• Records:
################
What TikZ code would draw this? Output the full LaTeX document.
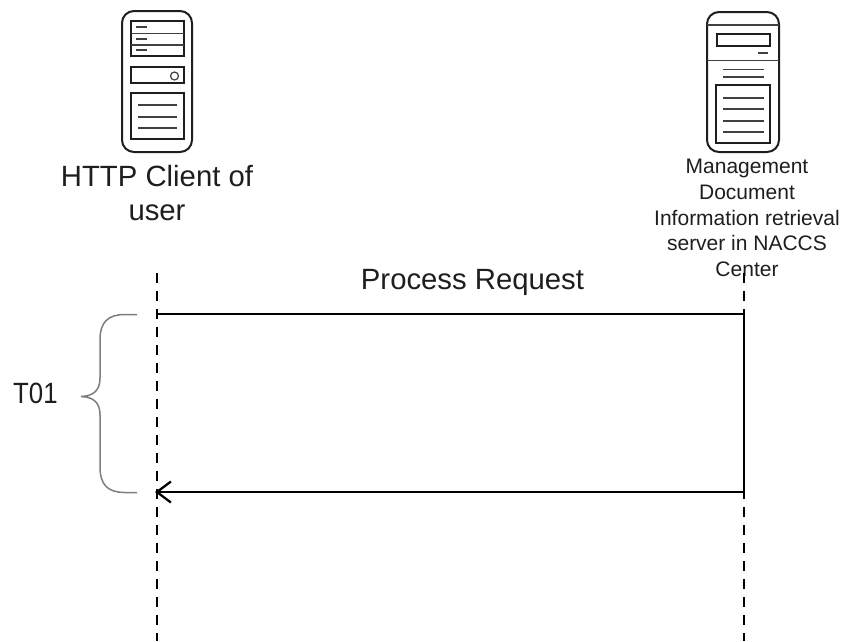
\documentclass[tikz,border=0pt]{standalone}
\usepackage{fontspec}
\setmainfont{Liberation Sans}
\usetikzlibrary{arrows.meta}
\definecolor{ink}{RGB}{30,30,30}
\definecolor{bracec}{RGB}{125,125,125}
\tikzset{
  casing/.style={draw=ink,line width=2pt,rounded corners=12pt},
  panel/.style={draw=ink,line width=2pt},
  thin line/.style={draw=ink!85,line width=1.2pt},
  lifeline/.style={draw=black,line width=2.3pt,dash pattern=on 10pt off 8pt},
  msg/.style={draw=black,line width=2.3pt},
  lbl/.style={text=ink,inner sep=0pt,align=center},
  bigtext/.style={lbl,font=\fontsize{29.3}{34}\selectfont},
  smalltext/.style={lbl,font=\fontsize{21}{25.8}\selectfont}
}
\begin{document}
\begin{tikzpicture}[x=1pt,y=-1pt]
\useasboundingbox (0,0) rectangle (842,641);
% client icon
\draw[casing] (122,11) rectangle (192,152);
\draw[panel] (131,21) rectangle (184,56);
\draw[thin line] (131,33.5) -- (184,33.5) (131,45) -- (184,45);
\draw[thin line] (136,27) -- (147,27) (136,39) -- (147,39) (136,50) -- (147,50);
\draw[panel] (131,67) rectangle (184,83);
\draw[thin line] (174.5,76) circle (4);
\draw[panel] (131,93) rectangle (184,139);
\draw[thin line] (138,105) -- (177,105) (138,117) -- (177,117) (138,128) -- (177,128);
% server icon
\draw[casing] (707,12) rectangle (779,152);
\draw[thin line] (707,25) -- (779,25) (707,60.5) -- (779,60.5);
\draw[panel] (717,34) rectangle (770,46);
\draw[thin line] (758,53) -- (768,53);
\draw[thin line] (723,69.5) -- (764,69.5) (723,77) -- (764,77);
\draw[panel] (716,85) rectangle (770,143);
\draw[thin line] (723,98) -- (764,98) (723,109) -- (764,109) (723,121) -- (764,121) (723,132) -- (764,132);
% labels
\node[bigtext] (client) at (157,193) {HTTP Client of\\user};
\node[smalltext] (server) at (747,218) {Management\\Document\\Information retrieval\\server in NACCS\\Center};
\node[bigtext] (req) at (472.5,282) {Process Request};
\node[bigtext,xscale=0.88,anchor=base west] (t01) at (13,403) {T01};
% lifelines
\coordinate (la) at (157,272.5);
\coordinate (lb) at (157,641);
\coordinate (ra) at (744,273);
\coordinate (rb) at (744,641);
\coordinate (p1) at (157,314);
\coordinate (p2) at (744,314);
\coordinate (q1) at (155,492);
\coordinate (q2) at (744,492);
\draw[lifeline] (la) -- (lb);
\draw[lifeline] (ra) -- (rb);
\draw[msg] (p1) -- (p2) -- (q2);
\draw[msg,-{Straight Barb[length=14pt,width=21pt,line width=2.3pt]}] (q2) -- (q1);
% brace
\draw[bracec,line width=1.5pt] (137,314.5) -- (125,314.5) .. controls (108,314.5) and (100,322) .. (100,340)
  -- (100,378) .. controls (100,390) and (94,396) .. (81,396.5)
  .. controls (94,397) and (100,403) .. (100,415)
  -- (100,467) .. controls (100,485) and (108,492.5) .. (125,492.5) -- (137,492.5);
\end{tikzpicture}
\end{document}
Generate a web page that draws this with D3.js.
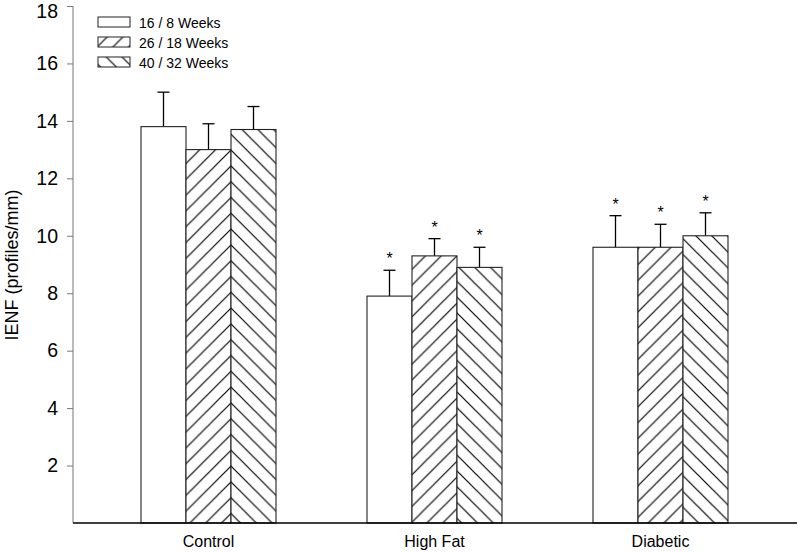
################
• Given request:
Reproduce each entry precisely, dropping only the pictures.

• Complete answer:
What TikZ code would draw this? Output the full LaTeX document.
\documentclass[tikz,border=0pt]{standalone}
\usepackage{fontspec}
\setmainfont{Liberation Sans}
\usetikzlibrary{arrows.meta}
\definecolor{ink}{RGB}{30,30,30}
\definecolor{bracec}{RGB}{125,125,125}
\tikzset{
  casing/.style={draw=ink,line width=2pt,rounded corners=12pt},
  panel/.style={draw=ink,line width=2pt},
  thin line/.style={draw=ink!85,line width=1.2pt},
  lifeline/.style={draw=black,line width=2.3pt,dash pattern=on 10pt off 8pt},
  msg/.style={draw=black,line width=2.3pt},
  lbl/.style={text=ink,inner sep=0pt,align=center},
  bigtext/.style={lbl,font=\fontsize{29.3}{34}\selectfont},
  smalltext/.style={lbl,font=\fontsize{21}{25.8}\selectfont}
}
\begin{document}
\begin{tikzpicture}[x=1pt,y=-1pt]
\useasboundingbox (0,0) rectangle (842,641);
% client icon
\draw[casing] (122,11) rectangle (192,152);
\draw[panel] (131,21) rectangle (184,56);
\draw[thin line] (131,33.5) -- (184,33.5) (131,45) -- (184,45);
\draw[thin line] (136,27) -- (147,27) (136,39) -- (147,39) (136,50) -- (147,50);
\draw[panel] (131,67) rectangle (184,83);
\draw[thin line] (174.5,76) circle (4);
\draw[panel] (131,93) rectangle (184,139);
\draw[thin line] (138,105) -- (177,105) (138,117) -- (177,117) (138,128) -- (177,128);
% server icon
\draw[casing] (707,12) rectangle (779,152);
\draw[thin line] (707,25) -- (779,25) (707,60.5) -- (779,60.5);
\draw[panel] (717,34) rectangle (770,46);
\draw[thin line] (758,53) -- (768,53);
\draw[thin line] (723,69.5) -- (764,69.5) (723,77) -- (764,77);
\draw[panel] (716,85) rectangle (770,143);
\draw[thin line] (723,98) -- (764,98) (723,109) -- (764,109) (723,121) -- (764,121) (723,132) -- (764,132);
% labels
\node[bigtext] (client) at (157,193) {HTTP Client of\\user};
\node[smalltext] (server) at (747,218) {Management\\Document\\Information retrieval\\server in NACCS\\Center};
\node[bigtext] (req) at (472.5,282) {Process Request};
\node[bigtext,xscale=0.88,anchor=base west] (t01) at (13,403) {T01};
% lifelines
\coordinate (la) at (157,272.5);
\coordinate (lb) at (157,641);
\coordinate (ra) at (744,273);
\coordinate (rb) at (744,641);
\coordinate (p1) at (157,314);
\coordinate (p2) at (744,314);
\coordinate (q1) at (155,492);
\coordinate (q2) at (744,492);
\draw[lifeline] (la) -- (lb);
\draw[lifeline] (ra) -- (rb);
\draw[msg] (p1) -- (p2) -- (q2);
\draw[msg,-{Straight Barb[length=14pt,width=21pt,line width=2.3pt]}] (q2) -- (q1);
% brace
\draw[bracec,line width=1.5pt] (137,314.5) -- (125,314.5) .. controls (108,314.5) and (100,322) .. (100,340)
  -- (100,378) .. controls (100,390) and (94,396) .. (81,396.5)
  .. controls (94,397) and (100,403) .. (100,415)
  -- (100,467) .. controls (100,485) and (108,492.5) .. (125,492.5) -- (137,492.5);
\end{tikzpicture}
\end{document}
Generate a web page that draws this with D3.js.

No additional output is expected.